[GIVEN REQUEST]
Take the data below and extract the lines from the one with "Generate a LaTeX" to the one with "(8.5,7) -- (8.5,848);", inclusive, exactly as written.
━━━ MATERIAL SUPPLIED ━━━
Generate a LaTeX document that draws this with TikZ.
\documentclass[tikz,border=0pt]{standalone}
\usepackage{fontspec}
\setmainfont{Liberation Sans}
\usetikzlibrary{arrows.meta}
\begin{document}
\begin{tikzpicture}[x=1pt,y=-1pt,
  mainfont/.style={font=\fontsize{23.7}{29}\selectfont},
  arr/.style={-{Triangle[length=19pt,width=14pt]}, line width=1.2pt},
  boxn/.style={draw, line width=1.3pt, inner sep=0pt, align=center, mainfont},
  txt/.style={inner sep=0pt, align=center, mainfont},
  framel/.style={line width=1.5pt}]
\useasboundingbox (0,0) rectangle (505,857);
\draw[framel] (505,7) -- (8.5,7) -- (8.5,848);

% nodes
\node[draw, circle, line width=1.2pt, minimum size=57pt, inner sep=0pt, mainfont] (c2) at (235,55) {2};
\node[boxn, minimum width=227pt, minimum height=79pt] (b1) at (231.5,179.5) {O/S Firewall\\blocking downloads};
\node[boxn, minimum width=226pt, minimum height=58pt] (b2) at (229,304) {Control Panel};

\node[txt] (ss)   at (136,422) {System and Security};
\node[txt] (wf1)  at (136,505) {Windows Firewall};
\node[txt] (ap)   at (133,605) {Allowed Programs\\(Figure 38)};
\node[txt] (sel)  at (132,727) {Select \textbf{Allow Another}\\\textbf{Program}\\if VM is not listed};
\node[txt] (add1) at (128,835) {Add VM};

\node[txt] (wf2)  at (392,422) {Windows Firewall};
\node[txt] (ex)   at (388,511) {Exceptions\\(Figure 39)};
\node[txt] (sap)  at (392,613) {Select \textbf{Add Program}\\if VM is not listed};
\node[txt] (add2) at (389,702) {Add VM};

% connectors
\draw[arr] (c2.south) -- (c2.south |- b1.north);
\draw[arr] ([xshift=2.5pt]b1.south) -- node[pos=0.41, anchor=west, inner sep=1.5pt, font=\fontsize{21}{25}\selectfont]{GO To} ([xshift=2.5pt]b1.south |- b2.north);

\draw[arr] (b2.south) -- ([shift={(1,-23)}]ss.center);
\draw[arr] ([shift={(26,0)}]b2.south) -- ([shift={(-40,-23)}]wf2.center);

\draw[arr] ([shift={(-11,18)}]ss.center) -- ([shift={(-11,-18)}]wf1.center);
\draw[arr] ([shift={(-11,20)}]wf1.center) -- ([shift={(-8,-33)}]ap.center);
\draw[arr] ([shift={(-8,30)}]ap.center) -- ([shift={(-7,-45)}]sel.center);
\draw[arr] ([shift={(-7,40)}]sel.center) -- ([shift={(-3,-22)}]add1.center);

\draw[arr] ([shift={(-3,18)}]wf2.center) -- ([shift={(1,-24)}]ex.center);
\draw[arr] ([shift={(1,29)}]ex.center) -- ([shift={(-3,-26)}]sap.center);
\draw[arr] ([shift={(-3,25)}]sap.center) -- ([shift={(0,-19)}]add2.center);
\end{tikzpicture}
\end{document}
━━━
━━━ MATERIAL SUPPLIED ━━━
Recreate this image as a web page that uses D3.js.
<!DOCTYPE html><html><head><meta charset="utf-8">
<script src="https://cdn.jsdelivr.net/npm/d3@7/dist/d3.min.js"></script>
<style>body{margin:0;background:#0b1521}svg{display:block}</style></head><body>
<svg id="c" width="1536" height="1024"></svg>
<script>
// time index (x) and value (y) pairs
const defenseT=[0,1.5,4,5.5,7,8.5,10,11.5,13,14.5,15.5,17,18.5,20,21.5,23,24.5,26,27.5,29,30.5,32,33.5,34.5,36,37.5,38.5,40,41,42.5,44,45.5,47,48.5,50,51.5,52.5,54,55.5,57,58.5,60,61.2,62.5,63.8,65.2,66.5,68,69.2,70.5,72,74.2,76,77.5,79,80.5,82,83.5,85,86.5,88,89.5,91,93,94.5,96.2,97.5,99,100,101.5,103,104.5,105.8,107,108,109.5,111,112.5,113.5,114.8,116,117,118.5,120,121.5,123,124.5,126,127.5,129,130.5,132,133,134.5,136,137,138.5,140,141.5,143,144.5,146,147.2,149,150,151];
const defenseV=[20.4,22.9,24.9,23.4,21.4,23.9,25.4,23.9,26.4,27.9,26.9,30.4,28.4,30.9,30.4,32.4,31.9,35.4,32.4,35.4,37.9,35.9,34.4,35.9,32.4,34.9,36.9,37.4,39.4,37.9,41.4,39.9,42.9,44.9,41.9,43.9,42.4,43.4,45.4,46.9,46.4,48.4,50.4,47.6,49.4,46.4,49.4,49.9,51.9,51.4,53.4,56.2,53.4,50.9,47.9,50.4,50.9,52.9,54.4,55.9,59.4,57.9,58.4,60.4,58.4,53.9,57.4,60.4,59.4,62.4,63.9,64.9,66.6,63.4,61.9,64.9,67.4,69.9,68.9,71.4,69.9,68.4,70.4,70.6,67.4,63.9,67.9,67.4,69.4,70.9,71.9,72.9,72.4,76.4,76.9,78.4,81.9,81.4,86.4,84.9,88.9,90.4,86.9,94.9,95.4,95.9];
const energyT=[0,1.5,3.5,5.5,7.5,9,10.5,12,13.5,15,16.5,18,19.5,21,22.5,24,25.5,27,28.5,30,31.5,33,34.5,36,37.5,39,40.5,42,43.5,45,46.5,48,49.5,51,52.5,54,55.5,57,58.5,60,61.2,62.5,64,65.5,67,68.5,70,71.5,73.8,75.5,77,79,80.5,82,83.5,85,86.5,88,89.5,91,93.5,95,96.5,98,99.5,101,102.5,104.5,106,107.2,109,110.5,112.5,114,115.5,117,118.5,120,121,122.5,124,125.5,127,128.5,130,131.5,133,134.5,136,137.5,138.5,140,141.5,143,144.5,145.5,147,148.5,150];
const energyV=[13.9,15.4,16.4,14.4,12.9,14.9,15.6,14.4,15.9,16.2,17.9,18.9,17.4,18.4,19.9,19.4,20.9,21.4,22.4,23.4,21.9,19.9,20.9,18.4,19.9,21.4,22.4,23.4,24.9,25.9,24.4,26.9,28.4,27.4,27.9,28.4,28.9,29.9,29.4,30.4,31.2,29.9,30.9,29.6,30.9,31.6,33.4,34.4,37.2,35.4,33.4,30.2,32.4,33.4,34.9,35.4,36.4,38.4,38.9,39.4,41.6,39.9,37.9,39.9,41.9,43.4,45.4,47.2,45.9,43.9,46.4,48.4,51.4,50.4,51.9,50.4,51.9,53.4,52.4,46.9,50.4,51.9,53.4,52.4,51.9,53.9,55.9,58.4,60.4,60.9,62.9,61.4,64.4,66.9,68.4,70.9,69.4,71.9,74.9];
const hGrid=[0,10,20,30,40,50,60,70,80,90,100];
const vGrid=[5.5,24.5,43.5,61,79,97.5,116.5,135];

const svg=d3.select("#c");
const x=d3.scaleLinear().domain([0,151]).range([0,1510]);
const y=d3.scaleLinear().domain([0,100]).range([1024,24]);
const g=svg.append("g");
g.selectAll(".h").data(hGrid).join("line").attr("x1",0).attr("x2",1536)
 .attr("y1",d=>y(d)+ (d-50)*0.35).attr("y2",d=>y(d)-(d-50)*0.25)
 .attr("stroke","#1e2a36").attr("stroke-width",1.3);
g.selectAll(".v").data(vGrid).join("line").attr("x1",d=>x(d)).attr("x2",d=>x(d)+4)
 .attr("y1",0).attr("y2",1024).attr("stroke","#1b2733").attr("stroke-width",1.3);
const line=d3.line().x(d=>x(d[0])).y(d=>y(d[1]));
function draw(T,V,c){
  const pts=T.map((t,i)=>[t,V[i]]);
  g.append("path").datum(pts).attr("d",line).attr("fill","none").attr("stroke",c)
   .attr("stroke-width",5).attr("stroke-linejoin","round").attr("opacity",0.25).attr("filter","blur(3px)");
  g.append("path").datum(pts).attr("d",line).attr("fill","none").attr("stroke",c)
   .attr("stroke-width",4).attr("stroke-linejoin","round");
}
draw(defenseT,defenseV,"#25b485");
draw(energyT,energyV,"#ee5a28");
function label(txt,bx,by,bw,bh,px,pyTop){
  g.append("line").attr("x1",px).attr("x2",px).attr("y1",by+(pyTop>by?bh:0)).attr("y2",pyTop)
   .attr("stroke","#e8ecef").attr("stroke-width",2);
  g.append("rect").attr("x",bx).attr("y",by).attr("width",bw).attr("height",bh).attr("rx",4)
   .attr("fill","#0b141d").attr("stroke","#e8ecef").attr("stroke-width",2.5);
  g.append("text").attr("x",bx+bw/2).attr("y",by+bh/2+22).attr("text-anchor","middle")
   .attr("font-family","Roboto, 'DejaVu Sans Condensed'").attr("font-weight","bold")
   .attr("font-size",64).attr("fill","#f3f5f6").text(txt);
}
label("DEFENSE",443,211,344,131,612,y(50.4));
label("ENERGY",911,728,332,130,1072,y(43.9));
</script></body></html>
━━━
[EXERCISE SOLUTION]
Generate a LaTeX document that draws this with TikZ.
\documentclass[tikz,border=0pt]{standalone}
\usepackage{fontspec}
\setmainfont{Liberation Sans}
\usetikzlibrary{arrows.meta}
\begin{document}
\begin{tikzpicture}[x=1pt,y=-1pt,
  mainfont/.style={font=\fontsize{23.7}{29}\selectfont},
  arr/.style={-{Triangle[length=19pt,width=14pt]}, line width=1.2pt},
  boxn/.style={draw, line width=1.3pt, inner sep=0pt, align=center, mainfont},
  txt/.style={inner sep=0pt, align=center, mainfont},
  framel/.style={line width=1.5pt}]
\useasboundingbox (0,0) rectangle (505,857);
\draw[framel] (505,7) -- (8.5,7) -- (8.5,848);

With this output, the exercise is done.